■ **Stored data**
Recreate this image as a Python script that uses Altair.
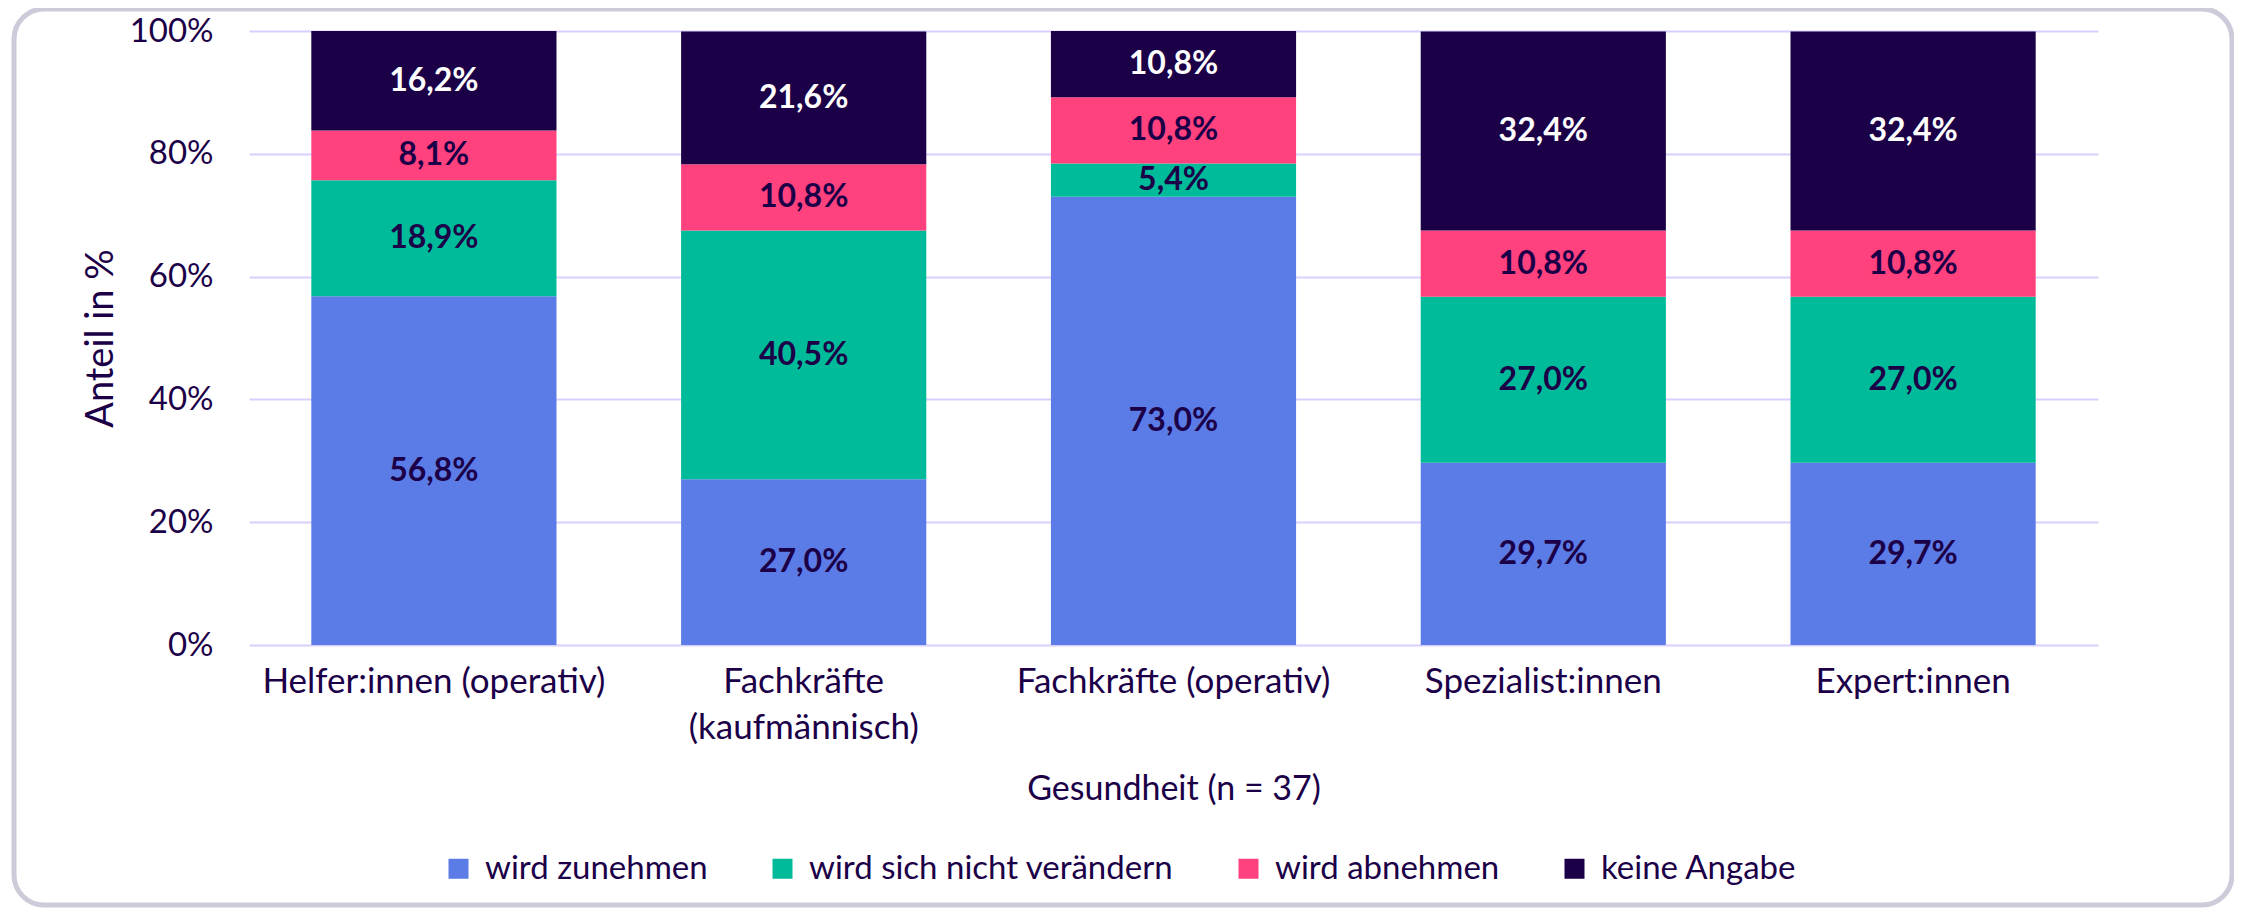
import altair as alt
import pandas as pd

# ---- data ----
categories = ["Helfer:innen (operativ)", "Fachkräfte|(kaufmännisch)", "Fachkräfte (operativ)",
              "Spezialist:innen", "Expert:innen"]
series = ["wird zunehmen", "wird sich nicht verändern", "wird abnehmen", "keine Angabe"]
zunehmen = [56.8, 27.0, 73.0, 29.7, 29.7]
nicht_veraendern = [18.9, 40.5, 5.4, 27.0, 27.0]
abnehmen = [8.1, 10.8, 10.8, 10.8, 10.8]
keine_angabe = [16.2, 21.6, 10.8, 32.4, 32.4]
colors = ["#5B7BE6", "#00BB9A", "#FF417D", "#1B0048"]
y_ticks = [0, 20, 40, 60, 80, 100]

DARK = "#1B0048"
FONT = "Lato"

rows = []
for s_i, (s, vals) in enumerate(zip(series, [zunehmen, nicht_veraendern, abnehmen, keine_angabe])):
    for c, v in zip(categories, vals):
        rows.append({"cat": c, "series": s, "order": s_i, "value": v})
df = pd.DataFrame(rows)

x_enc = alt.X(
    "cat:N", sort=categories,
    scale=alt.Scale(paddingInner=0.337, paddingOuter=0.1685),
    axis=alt.Axis(
        title="Gesundheit (n = 37)", labelAngle=0, labelExpr="split(datum.value, '|')",
        domain=False, ticks=False, tickSize=0, grid=False, labelPadding=19,
        labelFont=FONT, labelFontSize=35, labelColor=DARK, labelLineHeight=46, labelLimit=1000,
        titleFont=FONT, titleFontSize=34, titleFontWeight="normal", titleColor=DARK,
        titleY=154, titleBaseline="alphabetic",
    ),
)

y_axis = alt.Axis(
    title="Anteil in %", values=y_ticks, labelExpr="datum.value + '%'",
    domain=False, ticks=False, tickSize=0, labelPadding=36,
    labelFont=FONT, labelFontSize=33, labelColor=DARK,
    gridColor="#D9CFFF", gridWidth=2,
    titleFont=FONT, titleFontSize=38, titleFontWeight="normal", titleColor=DARK,
    titleAngle=270, titleX=-137, titleY=307, titleBaseline="alphabetic", titleAlign="center",
)
y_scale = alt.Scale(domain=[0, 100], nice=False)

base = alt.Chart(df).transform_stack(
    stack="value", groupby=["cat"], sort=[alt.SortField("order", order="ascending")], as_=["y0", "y1"]
).transform_calculate(
    ymid="(datum.y0 + datum.y1) / 2",
    label="replace(format(datum.value, '.1f'), '.', ',') + '%'",
)

bars = base.mark_bar().encode(
    x=x_enc,
    y=alt.Y("y0:Q", scale=y_scale, axis=y_axis, title="Anteil in %"),
    y2="y1:Q",
    color=alt.Color(
        "series:N", scale=alt.Scale(domain=series, range=colors),
        legend=alt.Legend(
            title=None, orient="none", legendX=193, legendY=821, direction="horizontal",
            symbolType="square", symbolSize=400, symbolStrokeWidth=0,
            labelFont=FONT, labelFontSize=33, labelColor=DARK, labelOffset=10,
            columnPadding=58, labelLimit=1000,
        ),
    ),
)

labels = base.mark_text(font=FONT, fontSize=32, fontWeight="bold", baseline="middle").encode(
    x=x_enc,
    y=alt.Y("ymid:Q", scale=y_scale, axis=y_axis, title="Anteil in %"),
    text="label:N",
    color=alt.condition("datum.series == 'keine Angabe'", alt.value("white"), alt.value(DARK)),
)

frame = alt.Chart(pd.DataFrame({"f": [0]})).mark_rect(
    fillOpacity=0, stroke="#CDCAD9", strokeWidth=5, cornerRadius=30
).encode(
    x=alt.value(-235), x2=alt.value(1983), y=alt.value(-22), y2=alt.value(874)
)

chart = alt.layer(bars, labels, frame).properties(
    width=1849, height=614,
    padding={"left": 241, "top": 23, "right": 136, "bottom": 263},
    autosize=alt.AutoSizeParams(type="none"),
    background="white",
).configure_view(stroke=None)

chart.save("out.html", embed_options={"renderer": "svg", "actions": False})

■ **Goal**
Please quote the lines of the material, beginning with the first and ending with the one that contains "df = pd.DataFrame(rows)", exactly as written and without any pictures.

■ **Solution**
Recreate this image as a Python script that uses Altair.
import altair as alt
import pandas as pd

# ---- data ----
categories = ["Helfer:innen (operativ)", "Fachkräfte|(kaufmännisch)", "Fachkräfte (operativ)",
              "Spezialist:innen", "Expert:innen"]
series = ["wird zunehmen", "wird sich nicht verändern", "wird abnehmen", "keine Angabe"]
zunehmen = [56.8, 27.0, 73.0, 29.7, 29.7]
nicht_veraendern = [18.9, 40.5, 5.4, 27.0, 27.0]
abnehmen = [8.1, 10.8, 10.8, 10.8, 10.8]
keine_angabe = [16.2, 21.6, 10.8, 32.4, 32.4]
colors = ["#5B7BE6", "#00BB9A", "#FF417D", "#1B0048"]
y_ticks = [0, 20, 40, 60, 80, 100]

DARK = "#1B0048"
FONT = "Lato"

rows = []
for s_i, (s, vals) in enumerate(zip(series, [zunehmen, nicht_veraendern, abnehmen, keine_angabe])):
    for c, v in zip(categories, vals):
        rows.append({"cat": c, "series": s, "order": s_i, "value": v})
df = pd.DataFrame(rows)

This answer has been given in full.